"We've gotten 2 bids on the house!" Mom texted with genuine excitement.
The hour of the closing of a chapter is upon me and it feels so surreal.
I'll be the first to admit that it is a little dramatic to say this is my last visit to California ever, but it is a realistic possibility that this is the last time I'll ever visit Stockton.
- My family won't be there, so no reason to visit. And my best friends have all moved.
- If Trace and I are paying for a vacation somewhere, wouldn't it we be more apt to be adventurous and go somewhere new?
- It's Stockton.
It's a place I've never enjoyed, so why is it so painful to let go?
I've always despised Stockton for all the pain it represents in my life, all the hardships I've had to overcome and work through. I say I grew up in Memphis, but I survived Stockton. The complete loneliness, the betrayal, the hurt.
Getting caught for our slam book in seventh grade. Watching my family disintegrate. Being bullied from third grade on through tenth grade. Always feeling like never enough. All of these horrible feelings and memories...
I think maybe I've never been good at letting go. Good, bad, awful, I cling. The absence of a part of me being more painful than the part as bad as it is in itself. Because that's what happens, isn't it? The people, places, and experiences integrate themselves into you. They become part of you. And saying goodbye to something is never easy when it's become a part of you.
The memories I'll cherish? Visiting the Haggin Museum and climbing my little tree that was just the right size for me. Becoming friends with Liz and how much she loved me that she would buy me food from the evil food cart lady every day. The stability and love I had at the law firm—my first work family. Taquitos from Alberto's. Ravioli from De Vinci's. Pizza from Dante's and David's. Family dinners at Tio Pepe's. Our bright yellow house. My parents' bright yellow home is no longer bright. They've repainted it and now it's destined to be another family's regular run-of-the-mill beige house. I always thought there'd be a day when my parents passed away years and years from now where Steven, my brother, and I, would lovingly retrace our steps in an empty house, remembering everything that was, everything that shouldn't have been, and the small and rare beautiful moments that were like pearls glowing in an abyss of pain and plainness. But I imagined that I would be in my late sixties and Steven, his early sixties. Not 31 and 28.
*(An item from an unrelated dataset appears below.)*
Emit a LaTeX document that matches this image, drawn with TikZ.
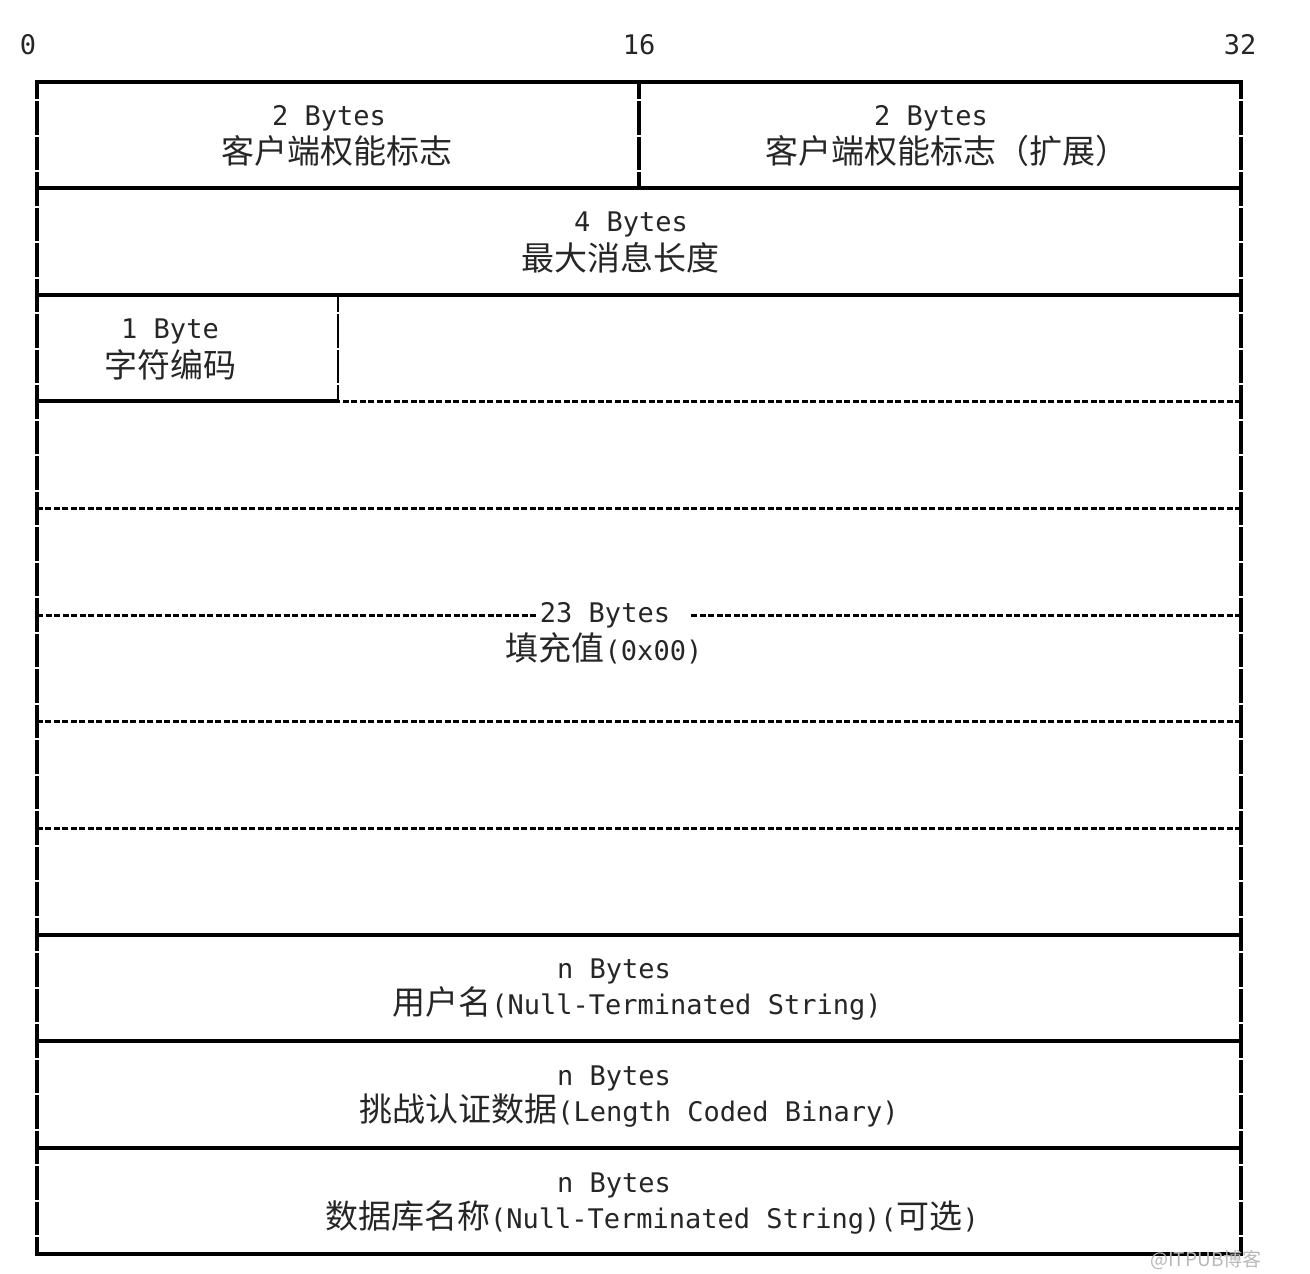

It's this realization of age, I think. Of time having passed. There's an illusion of pocketing our youth by being able to visit the home in which we grew up. The nostalgia that's thick like a winter's blanket, it makes childhood feel far and near at the same time. Near, like you can grasp it, hang onto it for a little bit longer, because it's not really gone as long as you're standing in your childhood room. The room where you called your first crush on the phone. The room whose walls changed from Princess pink for a little girl to lime green to please a teenager. The room where you and your childhood best friend penned in marker a heart, staining the wood of the closet, the declaration that you'd be best friends forever.
Now that door is closing and it is time to come to terms with time. I am really in my thirties. I am really an adult. My parents are older and life is different.
And it's beautiful and scary all at once.